On the way east on Route 28 along Lake Superior he turned off NPR in order to avoid the world’s plentiful bad news, and turned away from the state police building near the prison in order to enjoy the huge dark green Lake Superior where the swells from the storm were subsiding. Passing through Munising he had a sudden poignant memory of his mother’s best friend, their neighbor Mrs. Amarone, who had died in her fifties from breast cancer. She had taught his mother how to make a spaghetti sauce out of canned tomatoes and the local Italian sausage called cudighi. They had it every Saturday night and it was the family’s favorite meal. He would make the same sauce for camping trips with Diane, drenching a container of cooked pasta with olive oil so it wouldn’t stick. He and Diane would get out of work on a Friday summer afternoon, head out, and he would heat up the dish in a skillet over the campfire in the twilight. One summer they had camped a half dozen times near a small uninhabited lake, really a pond, near the west edge of the Kingston Plains between Melstrand and Grand Marais. The area wasn’t especially striking but they had counted at least a hundred sandhill cranes in the open field and if you were careful you could approach the young ones closely. On a warm evening they had listened to the raucous crane chorus and bathed nude in the pond. Diane had said, “We are naked apes,” and laughed. They made love without drying off, and drank a bottle of Barolo with dinner. She had always said the sauce with the pasta turned her on having grown up in a WASP family where the condiments tended to be limited to salt and pepper. They had made love again at first light when the cranes wakened them with their primitive yawp.

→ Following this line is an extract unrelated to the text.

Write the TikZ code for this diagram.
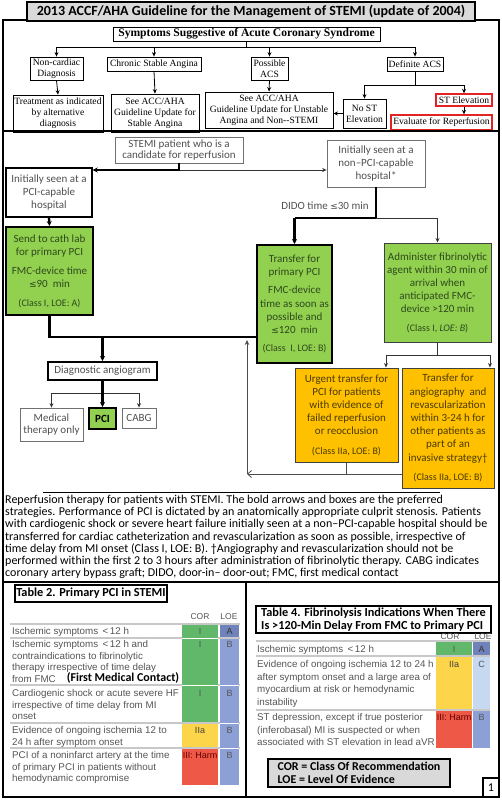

He pulled into the Township Park in Grand Marais and set off on his new snowshoes west down the shores of Lake Superior on the fairly hard-packed snow, stopping to stare at the latticed ice on the rocks at the water’s edge and the thirty-story precipitously high dunes in their light caramel color. He felt strangely blessed because the air was still and the mist was lifting off the lake, revealing blue water which had been greenish in Marquette and which he immediately gave up trying to figure out. He reached the mouth of the creek in a little more than an hour and headed up the trail along the creek floundering in the deep soft snow. Now the world was all blackish trees and white snow and it was much cooler in the shade of the deep gulley. He was sweating hard when he reached the waterfall and was amazed at the delight the thunderous falling water brought to his mind. He had always been aware how brutish his aesthetic sense was compared to his wife’s but at times rose to the occasion. He had admitted to her that when she played a certain Villa-Lobos composition on the stereo his skin invariably prickled.